◆ **PROMPT**
Write out the entire listing below exactly as it appears, minus any pictures.

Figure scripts
+++++

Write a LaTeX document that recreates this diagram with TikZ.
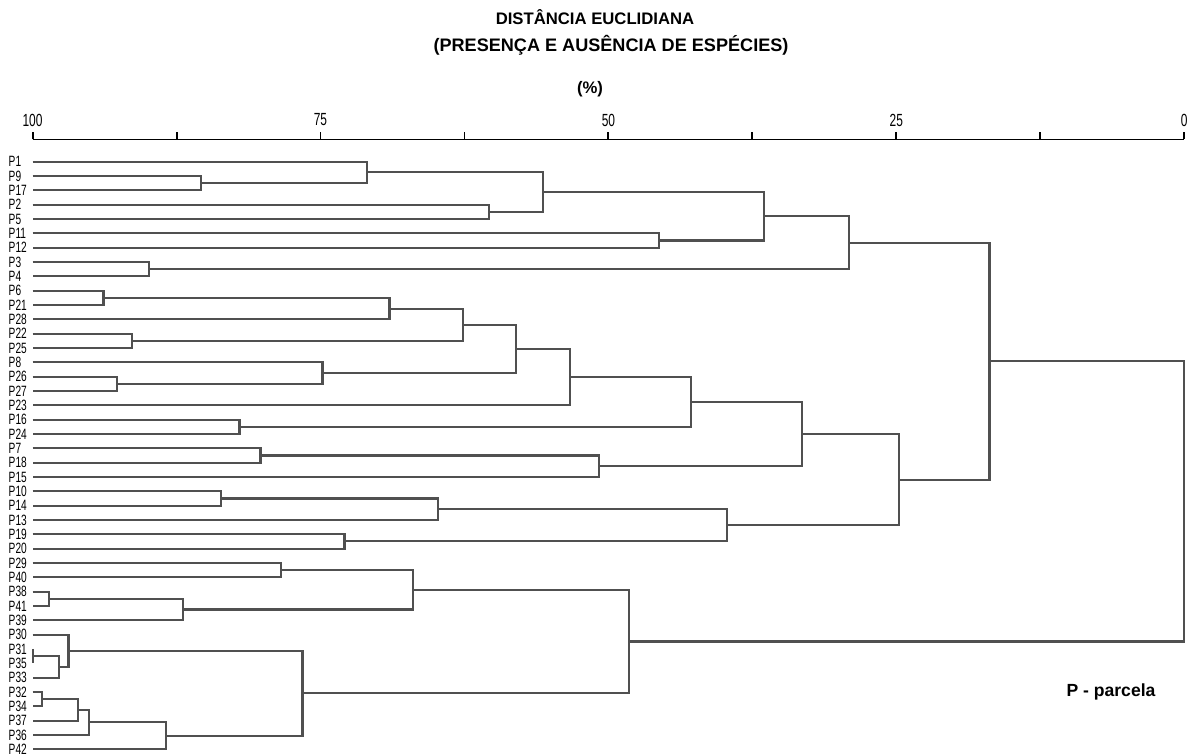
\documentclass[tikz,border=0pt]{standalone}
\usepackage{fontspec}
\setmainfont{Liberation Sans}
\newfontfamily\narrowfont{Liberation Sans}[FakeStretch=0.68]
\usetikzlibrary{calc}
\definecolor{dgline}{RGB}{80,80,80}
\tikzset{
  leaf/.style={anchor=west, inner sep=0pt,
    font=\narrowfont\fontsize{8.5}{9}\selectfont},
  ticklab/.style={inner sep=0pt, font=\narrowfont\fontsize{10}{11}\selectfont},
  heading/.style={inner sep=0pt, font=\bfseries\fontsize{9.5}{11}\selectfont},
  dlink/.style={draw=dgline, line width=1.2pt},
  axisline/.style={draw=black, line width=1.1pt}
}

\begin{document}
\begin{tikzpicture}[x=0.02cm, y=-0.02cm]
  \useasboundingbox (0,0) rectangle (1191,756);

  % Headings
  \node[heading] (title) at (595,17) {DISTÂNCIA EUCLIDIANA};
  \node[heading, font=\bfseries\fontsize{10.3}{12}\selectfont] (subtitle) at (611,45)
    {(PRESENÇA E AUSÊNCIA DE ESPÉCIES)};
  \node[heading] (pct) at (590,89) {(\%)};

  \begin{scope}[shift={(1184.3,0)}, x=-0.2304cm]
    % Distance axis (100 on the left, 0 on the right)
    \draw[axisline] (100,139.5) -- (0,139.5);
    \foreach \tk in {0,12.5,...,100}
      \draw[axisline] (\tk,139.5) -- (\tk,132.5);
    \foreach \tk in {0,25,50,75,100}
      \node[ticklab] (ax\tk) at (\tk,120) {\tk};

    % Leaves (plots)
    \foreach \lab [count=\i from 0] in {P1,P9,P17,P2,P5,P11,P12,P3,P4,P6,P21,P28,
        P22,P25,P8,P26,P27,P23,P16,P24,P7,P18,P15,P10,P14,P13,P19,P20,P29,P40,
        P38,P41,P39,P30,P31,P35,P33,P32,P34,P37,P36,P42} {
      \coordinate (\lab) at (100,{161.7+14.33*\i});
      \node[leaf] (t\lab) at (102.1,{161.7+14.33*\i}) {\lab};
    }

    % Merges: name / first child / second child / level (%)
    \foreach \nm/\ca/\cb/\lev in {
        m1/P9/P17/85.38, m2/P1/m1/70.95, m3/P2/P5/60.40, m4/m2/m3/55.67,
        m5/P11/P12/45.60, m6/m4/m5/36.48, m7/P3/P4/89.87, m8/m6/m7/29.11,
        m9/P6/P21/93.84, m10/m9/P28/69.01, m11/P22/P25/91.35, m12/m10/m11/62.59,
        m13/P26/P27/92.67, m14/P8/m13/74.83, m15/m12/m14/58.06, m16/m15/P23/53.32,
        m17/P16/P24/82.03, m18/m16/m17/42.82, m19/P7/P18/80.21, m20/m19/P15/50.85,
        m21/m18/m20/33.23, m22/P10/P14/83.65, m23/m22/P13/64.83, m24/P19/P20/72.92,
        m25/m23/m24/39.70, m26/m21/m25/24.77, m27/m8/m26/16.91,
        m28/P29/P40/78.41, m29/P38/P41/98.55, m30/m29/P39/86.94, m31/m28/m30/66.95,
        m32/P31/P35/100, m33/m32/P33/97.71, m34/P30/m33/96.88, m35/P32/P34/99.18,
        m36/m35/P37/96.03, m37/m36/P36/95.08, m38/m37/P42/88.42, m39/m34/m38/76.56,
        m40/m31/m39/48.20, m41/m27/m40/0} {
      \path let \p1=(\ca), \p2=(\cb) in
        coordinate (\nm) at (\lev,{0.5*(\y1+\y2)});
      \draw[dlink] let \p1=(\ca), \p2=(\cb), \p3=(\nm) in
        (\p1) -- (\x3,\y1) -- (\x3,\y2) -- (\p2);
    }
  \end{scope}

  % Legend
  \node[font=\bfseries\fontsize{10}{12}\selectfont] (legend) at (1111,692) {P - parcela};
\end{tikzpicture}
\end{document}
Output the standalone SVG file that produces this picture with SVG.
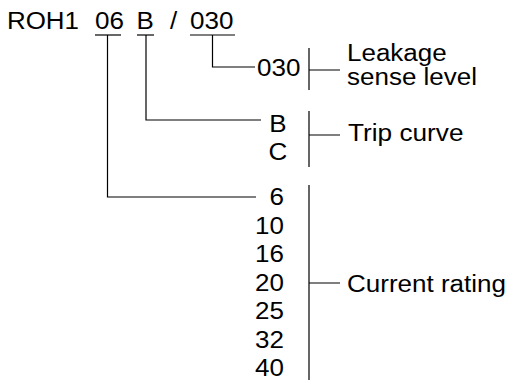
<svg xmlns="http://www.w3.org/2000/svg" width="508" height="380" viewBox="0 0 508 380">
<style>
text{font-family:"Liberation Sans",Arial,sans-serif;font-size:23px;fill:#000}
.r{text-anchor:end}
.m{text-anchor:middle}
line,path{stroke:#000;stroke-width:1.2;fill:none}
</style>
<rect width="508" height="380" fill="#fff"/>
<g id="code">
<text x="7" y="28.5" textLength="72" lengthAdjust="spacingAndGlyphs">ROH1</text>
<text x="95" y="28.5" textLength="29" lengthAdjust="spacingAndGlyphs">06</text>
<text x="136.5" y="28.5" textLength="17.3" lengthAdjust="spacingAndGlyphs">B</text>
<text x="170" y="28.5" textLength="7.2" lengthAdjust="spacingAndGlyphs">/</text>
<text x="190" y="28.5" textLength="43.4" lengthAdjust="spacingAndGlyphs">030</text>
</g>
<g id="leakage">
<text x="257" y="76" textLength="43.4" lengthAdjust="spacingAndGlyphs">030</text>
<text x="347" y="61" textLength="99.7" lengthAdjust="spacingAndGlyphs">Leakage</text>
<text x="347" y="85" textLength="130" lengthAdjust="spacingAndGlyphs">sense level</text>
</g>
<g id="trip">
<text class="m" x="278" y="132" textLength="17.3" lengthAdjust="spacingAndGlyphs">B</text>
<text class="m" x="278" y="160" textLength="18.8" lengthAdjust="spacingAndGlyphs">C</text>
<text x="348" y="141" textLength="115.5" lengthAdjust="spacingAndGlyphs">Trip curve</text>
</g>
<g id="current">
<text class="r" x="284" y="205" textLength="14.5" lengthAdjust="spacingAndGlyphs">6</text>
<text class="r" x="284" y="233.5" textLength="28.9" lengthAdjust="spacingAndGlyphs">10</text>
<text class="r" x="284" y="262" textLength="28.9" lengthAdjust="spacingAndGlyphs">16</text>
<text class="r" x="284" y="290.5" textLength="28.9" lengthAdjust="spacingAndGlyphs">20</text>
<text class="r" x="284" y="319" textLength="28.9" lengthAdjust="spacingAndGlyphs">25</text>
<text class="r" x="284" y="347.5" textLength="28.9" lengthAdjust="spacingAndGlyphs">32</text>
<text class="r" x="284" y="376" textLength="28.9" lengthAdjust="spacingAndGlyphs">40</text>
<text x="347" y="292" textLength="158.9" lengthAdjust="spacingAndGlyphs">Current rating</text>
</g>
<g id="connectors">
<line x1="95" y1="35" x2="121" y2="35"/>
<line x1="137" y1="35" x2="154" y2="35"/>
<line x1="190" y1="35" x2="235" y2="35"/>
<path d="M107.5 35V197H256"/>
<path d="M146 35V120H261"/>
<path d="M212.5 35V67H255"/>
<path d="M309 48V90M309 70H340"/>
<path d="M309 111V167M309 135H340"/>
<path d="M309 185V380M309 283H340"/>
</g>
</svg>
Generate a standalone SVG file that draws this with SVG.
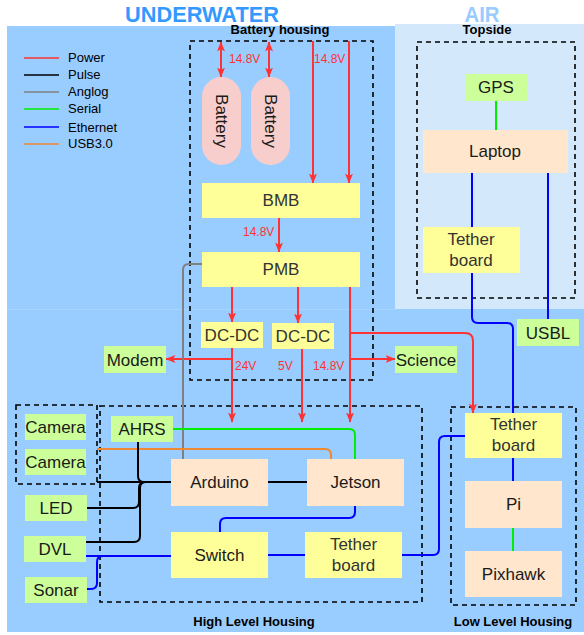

+++++

◆ **RESULT FOR THIS TASK**
Write a LaTeX document that recreates this diagram with TikZ.
\documentclass[tikz,border=0pt]{standalone}
\usepackage{fontspec}
\setmainfont{Liberation Sans}
\newfontfamily\narrowfont{Liberation Sans}[FakeStretch=0.68]
\usetikzlibrary{calc}
\definecolor{dgline}{RGB}{80,80,80}
\tikzset{
  leaf/.style={anchor=west, inner sep=0pt,
    font=\narrowfont\fontsize{8.5}{9}\selectfont},
  ticklab/.style={inner sep=0pt, font=\narrowfont\fontsize{10}{11}\selectfont},
  heading/.style={inner sep=0pt, font=\bfseries\fontsize{9.5}{11}\selectfont},
  dlink/.style={draw=dgline, line width=1.2pt},
  axisline/.style={draw=black, line width=1.1pt}
}

\begin{document}
\begin{tikzpicture}[x=0.02cm, y=-0.02cm]
  \useasboundingbox (0,0) rectangle (1191,756);

  % Headings
  \node[heading] (title) at (595,17) {DISTÂNCIA EUCLIDIANA};
  \node[heading, font=\bfseries\fontsize{10.3}{12}\selectfont] (subtitle) at (611,45)
    {(PRESENÇA E AUSÊNCIA DE ESPÉCIES)};
  \node[heading] (pct) at (590,89) {(\%)};

  \begin{scope}[shift={(1184.3,0)}, x=-0.2304cm]
    % Distance axis (100 on the left, 0 on the right)
    \draw[axisline] (100,139.5) -- (0,139.5);
    \foreach \tk in {0,12.5,...,100}
      \draw[axisline] (\tk,139.5) -- (\tk,132.5);
    \foreach \tk in {0,25,50,75,100}
      \node[ticklab] (ax\tk) at (\tk,120) {\tk};

    % Leaves (plots)
    \foreach \lab [count=\i from 0] in {P1,P9,P17,P2,P5,P11,P12,P3,P4,P6,P21,P28,
        P22,P25,P8,P26,P27,P23,P16,P24,P7,P18,P15,P10,P14,P13,P19,P20,P29,P40,
        P38,P41,P39,P30,P31,P35,P33,P32,P34,P37,P36,P42} {
      \coordinate (\lab) at (100,{161.7+14.33*\i});
      \node[leaf] (t\lab) at (102.1,{161.7+14.33*\i}) {\lab};
    }

    % Merges: name / first child / second child / level (%)
    \foreach \nm/\ca/\cb/\lev in {
        m1/P9/P17/85.38, m2/P1/m1/70.95, m3/P2/P5/60.40, m4/m2/m3/55.67,
        m5/P11/P12/45.60, m6/m4/m5/36.48, m7/P3/P4/89.87, m8/m6/m7/29.11,
        m9/P6/P21/93.84, m10/m9/P28/69.01, m11/P22/P25/91.35, m12/m10/m11/62.59,
        m13/P26/P27/92.67, m14/P8/m13/74.83, m15/m12/m14/58.06, m16/m15/P23/53.32,
        m17/P16/P24/82.03, m18/m16/m17/42.82, m19/P7/P18/80.21, m20/m19/P15/50.85,
        m21/m18/m20/33.23, m22/P10/P14/83.65, m23/m22/P13/64.83, m24/P19/P20/72.92,
        m25/m23/m24/39.70, m26/m21/m25/24.77, m27/m8/m26/16.91,
        m28/P29/P40/78.41, m29/P38/P41/98.55, m30/m29/P39/86.94, m31/m28/m30/66.95,
        m32/P31/P35/100, m33/m32/P33/97.71, m34/P30/m33/96.88, m35/P32/P34/99.18,
        m36/m35/P37/96.03, m37/m36/P36/95.08, m38/m37/P42/88.42, m39/m34/m38/76.56,
        m40/m31/m39/48.20, m41/m27/m40/0} {
      \path let \p1=(\ca), \p2=(\cb) in
        coordinate (\nm) at (\lev,{0.5*(\y1+\y2)});
      \draw[dlink] let \p1=(\ca), \p2=(\cb), \p3=(\nm) in
        (\p1) -- (\x3,\y1) -- (\x3,\y2) -- (\p2);
    }
  \end{scope}

  % Legend
  \node[font=\bfseries\fontsize{10}{12}\selectfont] (legend) at (1111,692) {P - parcela};
\end{tikzpicture}
\end{document}
Output the standalone SVG file that produces this picture with SVG.
<svg xmlns="http://www.w3.org/2000/svg" width="508" height="380" viewBox="0 0 508 380">
<style>
text{font-family:"Liberation Sans",Arial,sans-serif;font-size:23px;fill:#000}
.r{text-anchor:end}
.m{text-anchor:middle}
line,path{stroke:#000;stroke-width:1.2;fill:none}
</style>
<rect width="508" height="380" fill="#fff"/>
<g id="code">
<text x="7" y="28.5" textLength="72" lengthAdjust="spacingAndGlyphs">ROH1</text>
<text x="95" y="28.5" textLength="29" lengthAdjust="spacingAndGlyphs">06</text>
<text x="136.5" y="28.5" textLength="17.3" lengthAdjust="spacingAndGlyphs">B</text>
<text x="170" y="28.5" textLength="7.2" lengthAdjust="spacingAndGlyphs">/</text>
<text x="190" y="28.5" textLength="43.4" lengthAdjust="spacingAndGlyphs">030</text>
</g>
<g id="leakage">
<text x="257" y="76" textLength="43.4" lengthAdjust="spacingAndGlyphs">030</text>
<text x="347" y="61" textLength="99.7" lengthAdjust="spacingAndGlyphs">Leakage</text>
<text x="347" y="85" textLength="130" lengthAdjust="spacingAndGlyphs">sense level</text>
</g>
<g id="trip">
<text class="m" x="278" y="132" textLength="17.3" lengthAdjust="spacingAndGlyphs">B</text>
<text class="m" x="278" y="160" textLength="18.8" lengthAdjust="spacingAndGlyphs">C</text>
<text x="348" y="141" textLength="115.5" lengthAdjust="spacingAndGlyphs">Trip curve</text>
</g>
<g id="current">
<text class="r" x="284" y="205" textLength="14.5" lengthAdjust="spacingAndGlyphs">6</text>
<text class="r" x="284" y="233.5" textLength="28.9" lengthAdjust="spacingAndGlyphs">10</text>
<text class="r" x="284" y="262" textLength="28.9" lengthAdjust="spacingAndGlyphs">16</text>
<text class="r" x="284" y="290.5" textLength="28.9" lengthAdjust="spacingAndGlyphs">20</text>
<text class="r" x="284" y="319" textLength="28.9" lengthAdjust="spacingAndGlyphs">25</text>
<text class="r" x="284" y="347.5" textLength="28.9" lengthAdjust="spacingAndGlyphs">32</text>
<text class="r" x="284" y="376" textLength="28.9" lengthAdjust="spacingAndGlyphs">40</text>
<text x="347" y="292" textLength="158.9" lengthAdjust="spacingAndGlyphs">Current rating</text>
</g>
<g id="connectors">
<line x1="95" y1="35" x2="121" y2="35"/>
<line x1="137" y1="35" x2="154" y2="35"/>
<line x1="190" y1="35" x2="235" y2="35"/>
<path d="M107.5 35V197H256"/>
<path d="M146 35V120H261"/>
<path d="M212.5 35V67H255"/>
<path d="M309 48V90M309 70H340"/>
<path d="M309 111V167M309 135H340"/>
<path d="M309 185V380M309 283H340"/>
</g>
</svg>
Generate a standalone SVG file that draws this with SVG.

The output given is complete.